MAPREDUCE-2137. Provide mapping between jobs of trace file and the corresponding simulated cluster's jobs in Gridmix.

git-svn-id: https://svn.apache.org/repos/asf/hadoop/mapreduce/trunk@1128147 13f79535-47bb-0310-9956-ffa450edef68
diff --git a/src/contrib/gridmix/src/java/org/apache/hadoop/mapred/gridmix/Gridmix.java b/src/contrib/gridmix/src/java/org/apache/hadoop/mapred/gridmix/Gridmix.java
index 48ae52c..b64a036 100644
--- a/src/contrib/gridmix/src/java/org/apache/hadoop/mapred/gridmix/Gridmix.java
+++ b/src/contrib/gridmix/src/java/org/apache/hadoop/mapred/gridmix/Gridmix.java
@@ -92,6 +92,20 @@
    */
   public static final String GRIDMIX_USR_RSV = "gridmix.user.resolve.class";
 
+  /**
+   * Configuration property set in simulated job's configuration whose value is
+   * set to the corresponding original job's name. This is not configurable by
+   * gridmix user.
+   */
+  public static final String ORIGINAL_JOB_NAME =
+      "gridmix.job.original-job-name";
+  /**
+   * Configuration property set in simulated job's configuration whose value is
+   * set to the corresponding original job's id.

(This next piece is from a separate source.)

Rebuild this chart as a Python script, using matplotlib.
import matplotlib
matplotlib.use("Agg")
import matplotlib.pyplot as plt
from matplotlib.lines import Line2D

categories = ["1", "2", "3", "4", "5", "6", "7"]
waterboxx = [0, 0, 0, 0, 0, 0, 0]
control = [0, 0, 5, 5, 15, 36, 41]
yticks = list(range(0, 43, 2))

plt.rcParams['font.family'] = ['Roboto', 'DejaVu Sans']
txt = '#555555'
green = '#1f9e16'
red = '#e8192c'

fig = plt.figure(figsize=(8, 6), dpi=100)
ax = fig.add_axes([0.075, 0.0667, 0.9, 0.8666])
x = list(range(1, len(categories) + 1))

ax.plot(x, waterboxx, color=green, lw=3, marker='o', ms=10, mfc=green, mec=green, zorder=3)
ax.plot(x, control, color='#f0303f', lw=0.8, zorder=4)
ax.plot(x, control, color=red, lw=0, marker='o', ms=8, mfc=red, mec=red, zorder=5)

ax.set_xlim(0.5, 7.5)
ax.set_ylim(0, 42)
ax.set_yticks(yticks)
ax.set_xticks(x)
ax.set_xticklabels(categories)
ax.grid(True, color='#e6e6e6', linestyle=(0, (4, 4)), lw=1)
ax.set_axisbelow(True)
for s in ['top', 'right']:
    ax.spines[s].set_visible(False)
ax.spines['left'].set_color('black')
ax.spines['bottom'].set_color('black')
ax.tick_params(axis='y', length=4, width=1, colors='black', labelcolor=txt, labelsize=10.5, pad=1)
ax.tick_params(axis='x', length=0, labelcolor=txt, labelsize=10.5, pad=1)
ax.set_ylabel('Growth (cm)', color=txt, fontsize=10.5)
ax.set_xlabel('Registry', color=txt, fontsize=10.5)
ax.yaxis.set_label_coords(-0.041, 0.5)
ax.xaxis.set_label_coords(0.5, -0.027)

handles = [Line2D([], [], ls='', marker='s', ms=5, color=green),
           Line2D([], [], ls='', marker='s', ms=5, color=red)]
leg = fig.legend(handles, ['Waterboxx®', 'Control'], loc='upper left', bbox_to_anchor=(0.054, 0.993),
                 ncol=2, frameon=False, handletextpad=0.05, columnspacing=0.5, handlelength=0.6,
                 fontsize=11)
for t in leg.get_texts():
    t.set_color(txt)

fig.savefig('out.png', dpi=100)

This is not configurable by
+   * gridmix user.
+   */
+  public static final String ORIGINAL_JOB_ID = "gridmix.job.original-job-id";
+
   private DistributedCacheEmulator distCacheEmulator;
 
   // Submit data structures
diff --git a/src/contrib/gridmix/src/java/org/apache/hadoop/mapred/gridmix/GridmixJob.java b/src/contrib/gridmix/src/java/org/apache/hadoop/mapred/gridmix/GridmixJob.java
index d94e8fa..0ce5e76 100644
--- a/src/contrib/gridmix/src/java/org/apache/hadoop/mapred/gridmix/GridmixJob.java
+++ b/src/contrib/gridmix/src/java/org/apache/hadoop/mapred/gridmix/GridmixJob.java
@@ -54,16 +54,17 @@
  */
 abstract class GridmixJob implements Callable<Job>, Delayed {
 
-  public static final String JOBNAME = "GRIDMIX";
-  public static final String ORIGNAME = "gridmix.job.name.original";
+  // Gridmix job name format is GRIDMIX<6 digit sequence number>
+  public static final String JOB_NAME_PREFIX = "GRIDMIX";
   public static final Log LOG = LogFactory.getLog(GridmixJob.class);
 
   private static final ThreadLocal<Formatter> nameFormat =
     new ThreadLocal<Formatter>() {
       @Override
       protected Formatter initialValue() {
-        final StringBuilder sb = new StringBuilder(JOBNAME.length() + 5);
-        sb.append(JOBNAME);
+        final StringBuilder sb =
+            new StringBuilder(JOB_NAME_PREFIX.length() + 6);
+        sb.append(JOB_NAME_PREFIX);
         return new Formatter(sb);
       }
     };
@@ -95,18 +96,21 @@
     this.jobdesc = jobdesc;
     this.seq = seq;
 
-    ((StringBuilder)nameFormat.get().out()).setLength(JOBNAME.length());
+    ((StringBuilder)nameFormat.get().out()).setLength(JOB_NAME_PREFIX.length());
     try {
       job = this.ugi.doAs(new PrivilegedExceptionAction<Job>() {
         public Job run() throws IOException {
-          Job ret = 
-            new Job(conf, 
-                    nameFormat.get().format("%05d", seq).toString());
-          ret.getConfiguration().setInt(GRIDMIX_JOB_SEQ, seq);
+
           String jobId = null == jobdesc.getJobID() 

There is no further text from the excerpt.